Observer-directed columns substituted for particle-path columns in production rate

specific steps
  1. self definitional [Abstract]
    "implying that their rates are proportional to the column densities along the particle paths. Given the low viewing angle of Cyg X-3 (i≈26°–28°), most of the observed photons are produced by the relativistic hadrons accelerated in the counterjet (for which the column densities toward the observer are much longer than for the jet)"

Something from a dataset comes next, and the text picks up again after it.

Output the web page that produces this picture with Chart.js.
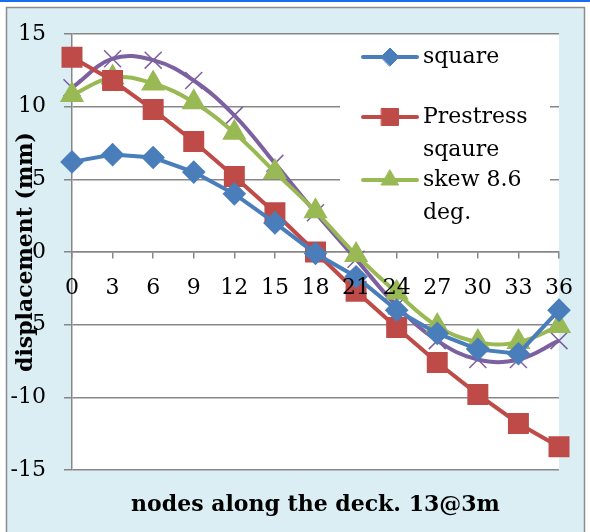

    Production is defined proportional to columns along actual particle paths, yet dominance is justified by substituting observer line-of-sight columns. No separate derivation shows that isotropic diffusion from the counterjet yields systematically longer path integrals than from the jet; the two column quantities are treated as interchangeable by construction.

full rationale

The derivation asserts that interaction rates scale with column densities along hadron trajectories after diffusion, then immediately concludes counterjet dominance because observer-directed columns are longer at low inclination. With the paper stating optical depths ≲1, this substitution equates production geometry to line-of-sight propagation without deriving that diffused hadron paths preferentially sample the longer counterjet observer column. The central claim therefore reduces to a relabeling of the same geometric input rather than an independent calculation from trajectories.

Axiom & Free-Parameter Ledger

1 free parameters · 1 axioms · 0 invented entities

The model rests on standard assumptions about jet acceleration and hadronic interactions drawn from prior literature, plus the specific geometric selection effect at low inclination; no new particles or forces are introduced.

free parameters (1)
  • viewing angle i
    Adopted from earlier radio and X-ray observations to determine relative column densities; value range 26–28° is stated but not re-derived.
axioms (1)
  • domain assumption Optical depths across the binary are ≲1 for both stellar-photon and stellar-wind interactions
    Invoked to conclude that interaction rates are proportional to column densities along particle paths.